When you look at it through that lens, telling a twenty-something to “take it easy” isn’t just bad advice—it’s economic negligence. The institutions failed to teach us that in the modern world, nobody is coming to save you. There is no corporate safety net waiting for you at age 65. If you want freedom, you have to build the fortress yourself, and you have to start laying the bricks while you still have the energy to lift them.
Reality of Strategic Compression
Let’s talk about those long, tiring hours. In today’s culture, there is a lot of pushback against the idea of working hard. People talk about burnout, work-life balance, and the dread of the corporate grind. And look, I get it. Nobody wants to spend their entire existence chained to a desk or working a job they hate just to make someone else rich.
But there is a massive difference between blindly grinding for forty years and strategically compressing your sacrifices into the early stages of your life.
Think about your energy levels when you are 22, 25, or 28. You are inherently resilient. Your body recovers faster, your mind handles stress differently, and structurally speaking, your life is usually less complicated. For most people in their early twenties, you don’t have a mortgage yet. You don’t have a spouse or children who depend on you to be home at a specific hour every single night. If you choose to work a fourteen-hour day, or if you choose to spend your weekends building a secondary stream of income, the only thing you are sacrificing is temporary comfort. You might miss a party, a concert, or a few extra hours of sleep.
Now, imagine trying to make that exact same sacrifice when you are 45. Your body doesn’t bounce back from a sleepless night the way it used to. More importantly, the opportunity cost is devastatingly high. Working a fifteen-hour day in your forties means missing your kid’s baseball game, neglecting your marriage, and burning through the precious, limited energy you have left.

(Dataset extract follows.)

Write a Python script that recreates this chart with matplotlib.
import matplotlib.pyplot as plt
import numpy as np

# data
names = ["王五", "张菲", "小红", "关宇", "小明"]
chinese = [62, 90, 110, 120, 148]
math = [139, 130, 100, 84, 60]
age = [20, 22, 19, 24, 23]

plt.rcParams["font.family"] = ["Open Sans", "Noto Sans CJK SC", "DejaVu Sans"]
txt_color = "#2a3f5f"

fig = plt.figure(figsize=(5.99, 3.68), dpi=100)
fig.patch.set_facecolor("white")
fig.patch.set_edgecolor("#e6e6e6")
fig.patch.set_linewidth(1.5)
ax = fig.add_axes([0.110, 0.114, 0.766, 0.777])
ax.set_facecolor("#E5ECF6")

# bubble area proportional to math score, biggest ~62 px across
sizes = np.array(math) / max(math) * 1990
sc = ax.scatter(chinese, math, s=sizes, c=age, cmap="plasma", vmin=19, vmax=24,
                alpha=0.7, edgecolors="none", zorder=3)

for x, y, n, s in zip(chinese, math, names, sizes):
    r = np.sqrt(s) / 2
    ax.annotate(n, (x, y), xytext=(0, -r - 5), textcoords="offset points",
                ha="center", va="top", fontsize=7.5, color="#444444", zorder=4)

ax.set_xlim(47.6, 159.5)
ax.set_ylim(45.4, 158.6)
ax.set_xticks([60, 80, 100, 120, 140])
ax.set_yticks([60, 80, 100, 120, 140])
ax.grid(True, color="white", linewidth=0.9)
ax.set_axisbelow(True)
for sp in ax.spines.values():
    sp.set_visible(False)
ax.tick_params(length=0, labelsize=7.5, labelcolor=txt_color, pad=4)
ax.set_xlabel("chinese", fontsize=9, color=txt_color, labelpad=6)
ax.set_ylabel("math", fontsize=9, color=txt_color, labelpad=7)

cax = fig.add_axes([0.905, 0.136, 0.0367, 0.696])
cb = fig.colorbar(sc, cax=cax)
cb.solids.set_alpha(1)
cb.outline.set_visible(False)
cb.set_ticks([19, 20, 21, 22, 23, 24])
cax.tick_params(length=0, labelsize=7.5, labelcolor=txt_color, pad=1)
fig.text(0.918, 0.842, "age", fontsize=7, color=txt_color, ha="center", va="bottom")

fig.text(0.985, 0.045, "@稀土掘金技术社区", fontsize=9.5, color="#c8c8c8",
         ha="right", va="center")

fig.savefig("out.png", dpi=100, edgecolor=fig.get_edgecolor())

The school system teaches us to pace ourselves. It teaches us to spread our labor out evenly over forty-five years—working forty hours a week from age 22 to age 67. It’s an assembly line mentality.
What they should be teaching us is the concept of strategic compression: working at 150% capacity early on, maximizing your earning power when your energy is at its absolute peak, so that you can decelerate whenever you want later in life. It’s about doing the heavy lifting now so your future self doesn’t have to.

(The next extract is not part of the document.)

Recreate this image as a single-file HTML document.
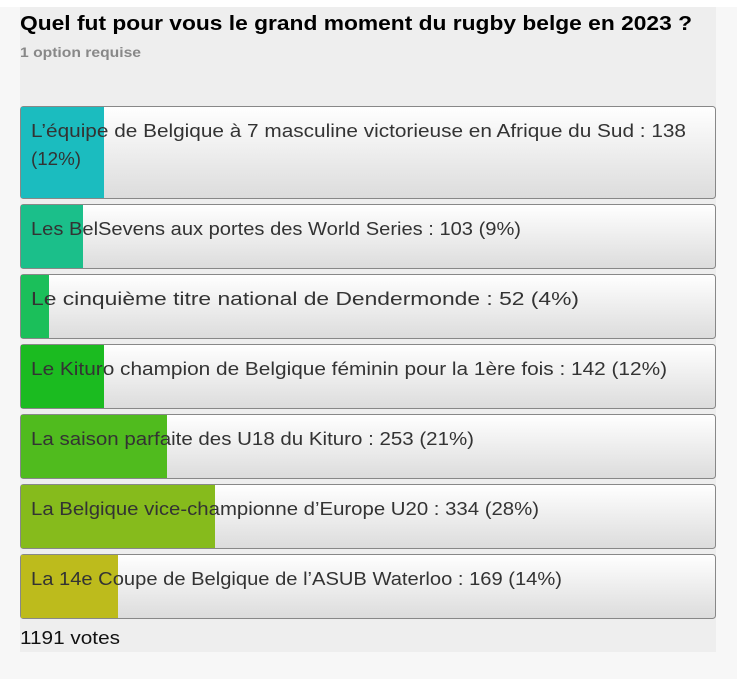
<!DOCTYPE html>
<html><head><meta charset="utf-8"><style>
html,body{margin:0;padding:0;background:#f7f7f7;}
svg{display:block;}
text{font-family:"Liberation Sans",sans-serif;}
</style></head><body>
<svg width="737" height="679" xmlns="http://www.w3.org/2000/svg">
<defs>
<linearGradient id="g" x1="0" y1="0" x2="0" y2="1"><stop offset="0" stop-color="#ffffff"/><stop offset="1" stop-color="#dcdcdc"/></linearGradient>
</defs>
<rect x="0" y="0" width="737" height="679" fill="#f7f7f7"/>
<rect x="0" y="0" width="737" height="7" fill="#ffffff"/>
<rect x="20" y="7" width="696" height="645" fill="#eeeeee"/>
<text x="20" y="30" font-size="20" font-weight="bold" fill="#000" textLength="672" lengthAdjust="spacingAndGlyphs">Quel fut pour vous le grand moment du rugby belge en 2023 ?</text>
<text x="20" y="57" font-size="14" font-weight="bold" fill="#888" textLength="121" lengthAdjust="spacingAndGlyphs">1 option requise</text>

<g stroke="#888" stroke-width="1">
<rect x="20.5" y="106.5" width="695" height="92" rx="3" fill="url(#g)"/>
<rect x="20.5" y="204.5" width="695" height="64" rx="3" fill="url(#g)"/>
<rect x="20.5" y="274.5" width="695" height="64" rx="3" fill="url(#g)"/>
<rect x="20.5" y="344.5" width="695" height="64" rx="3" fill="url(#g)"/>
<rect x="20.5" y="414.5" width="695" height="64" rx="3" fill="url(#g)"/>
<rect x="20.5" y="484.5" width="695" height="64" rx="3" fill="url(#g)"/>
<rect x="20.5" y="554.5" width="695" height="64" rx="3" fill="url(#g)"/>
</g>
<rect x="21" y="107" width="83" height="91" fill="#1bbcbf"/>
<rect x="21" y="205" width="62" height="63" fill="#1bbf8a"/>
<rect x="21" y="275" width="28" height="63" fill="#1bbf5a"/>
<rect x="21" y="345" width="83" height="63" fill="#1bbb20"/>
<rect x="21" y="415" width="146" height="63" fill="#50bb1e"/>
<rect x="21" y="485" width="194" height="63" fill="#86bb1c"/>
<rect x="21" y="555" width="97" height="63" fill="#bdbb1c"/>

<g font-size="18" fill="#333">
<text x="31" y="137" textLength="655" lengthAdjust="spacingAndGlyphs">L’équipe de Belgique à 7 masculine victorieuse en Afrique du Sud : 138</text>
<text x="31" y="165" textLength="50" lengthAdjust="spacingAndGlyphs">(12%)</text>
<text x="31" y="235" textLength="490" lengthAdjust="spacingAndGlyphs">Les BelSevens aux portes des World Series : 103 (9%)</text>
<text x="31" y="305" textLength="548" lengthAdjust="spacingAndGlyphs">Le cinquième titre national de Dendermonde : 52 (4%)</text>
<text x="31" y="375" textLength="636" lengthAdjust="spacingAndGlyphs">Le Kituro champion de Belgique féminin pour la 1ère fois : 142 (12%)</text>
<text x="31" y="445" textLength="443" lengthAdjust="spacingAndGlyphs">La saison parfaite des U18 du Kituro : 253 (21%)</text>
<text x="31" y="515" textLength="508" lengthAdjust="spacingAndGlyphs">La Belgique vice-championne d’Europe U20 : 334 (28%)</text>
<text x="31" y="585" textLength="531" lengthAdjust="spacingAndGlyphs">La 14e Coupe de Belgique de l’ASUB Waterloo : 169 (14%)</text>
</g>
<text x="20" y="644" font-size="18" fill="#111" textLength="100" lengthAdjust="spacingAndGlyphs">1191 votes</text>
</svg>
</body></html>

Putting Your Money to Work Early
But working long hours is only half of the equation. If you just work hard and let your money sit in a traditional savings account while inflation eats it alive, you are missing the entire point of the sacrifice. You’re just running on a faster treadmill, but you’re still stuck in the same place.
The real magic happens when you pair that early exhaustion with immediate, strategic investing.
Every dollar you earn in your twenties is fundamentally different from a dollar you earn in your forties or fifties. Why? Because an early dollar has the ultimate luxury: time to compound. When you are young, you don’t need to be a financial genius or pick the perfect winning stock. You just need to understand that if you feed your money into productive assets early, that money starts generating its own income, which then generates more income, creating a snowball effect that eventually becomes completely unstoppable.
When you choose to live below your means in your twenties—when you keep driving that beat-up car, when you stay in an apartment with roommates, and when you aggressively channel the surplus from those long hours into the market—you are buying back your future at a massive discount.
Think about the sheer weight of that realization. The education system completely hides this from us. They don’t show you the math that proves a dollar invested at 22 is worth exponentially more than a dollar invested at 42. They keep the focus on compliance and preparation for a lifetime of labor, rather than showing you the exit ramp from the rat race.

Retiring While You Can Still Taste It
Let’s lean into the word retirement. The way society defines retirement is almost a tragedy. We are conditioned to think of it as a reward for surviving the system. You give forty to fifty of your best, most vibrant years to an employer, and in exchange, you get to spend the twilight of your life taking it easy.
But let’s be real—what good is total freedom when your health is failing, your energy levels are bottoming out, and your youth is entirely gone? What is the point of finally having all the time in the world if you no longer have the physical capacity to truly enjoy it?
The goal of making early sacrifices isn’t just to accumulate a big number in a bank account so you can sit around when you’re old. The goal is to retire while you are still young and vibrant enough to enjoy the fruits of your labor.
Retirement doesn’t have to mean doing nothing. In fact, for most driven people, it rarely does. True retirement means optionality. It means hitting a point in your 30s or 40s where your living expenses are entirely covered by the assets you built during your early grind. From that moment on, you own your time.
If you want to work, you work on your own terms. You can start a passion project without worrying if it makes money this month. You can travel for six months straight without asking a manager for permission. You can be entirely present for your kids as they grow up, rather than catching glimpses of them between your commutes. You buy back the rights to your own life.
The Timeline
We cannot change the fact that our schools failed us. We cannot go back and rewrite the curriculum to include the real-world financial literacy that would have saved so many of us from years of aimless wandering. The failure of our learning institutions is a reality we just have to accept.
But once you see the matrix, you can’t unsee it. You can no longer use the system’s silence as an excuse for your own trajectory.
The well-meaning people who told you to relax because time was on your side were wrong. They were operating on an old map of a world that no longer exists. Time is only an asset if you treat it like raw material to be shaped through intense focus and early execution.
It is going to be tiring. It is going to require long hours, late nights, and a level of discipline that your peers might call obsessive or unnecessary. But when you understand the stakes—when you realize that these early years of intensity are the exact leverage point that determines whether you spend your life in a state of permanent financial anxiety or walk away into complete freedom while you’re still young—the sacrifice becomes an easy choice.
Strap in, embrace the grind while it counts, put your money to work immediately, and go build a life that you actually own.
Disclaimer: This article is for informational purposes only and does not constitute financial or investment advice. Consult with a qualified financial advisor or tax professional before making any decisions about your investments or retirement accounts.